Learning From Health
A project that uses health data to see if it can predict household income levels, exploring how health and economics are related.
Role
Developer
- Timeline
- January 2022
Technologies
- Python
- Pandas
- Matplotlib
- Seaborn
- Scikit-learn
Tools
- Jupyter Notebook
Background
Learning From Health was created to explore the connection between health indicators and income levels. The project used real datasets from the CDC to see if conditions like diabetes or cholesterol could predict a person's economic status. It provided an opportunity to work with large-scale public health data to identify patterns between physical well-being and financial status.
Solution
The analysis resulted in a predictive model that looks at health statistics and geographic data to estimate income. The model demonstrated a clear link between specific health conditions and earnings. Efforts were focused on data cleaning and visualization to make the relationships easier to understand, highlighting how factors like location influence the results.
Process
The process began with researching CDC health datasets and performing extensive data cleaning.
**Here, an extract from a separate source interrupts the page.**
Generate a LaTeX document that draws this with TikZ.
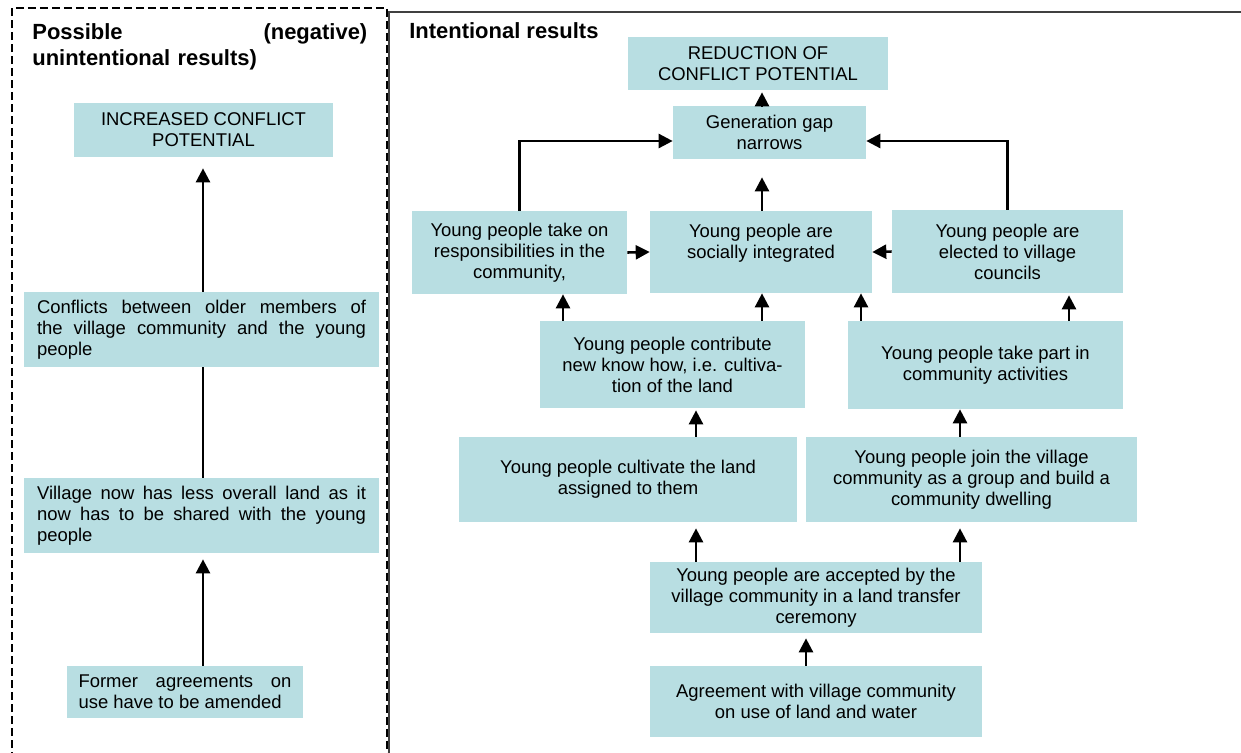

Various charts and graphs were used to identify key features, followed by testing different modeling approaches. Once a reliable method was found, the findings were documented in a report to explain what the data revealed about the relationship between health and economics.
Final Product
Impact
The project identified a strong correlation between health indicators and economic status. It provided insights into how health issues vary across different regions and income levels, serving as a practical exploration of using data to understand complex public health challenges.
Reflection
Building this was an exercise in handling large datasets that contained missing or inconsistent information. It reinforced that data preparation is just as critical as the analysis model itself. While the current patterns are clear, future work could involve more diverse data to see if these trends remain consistent across a broader population.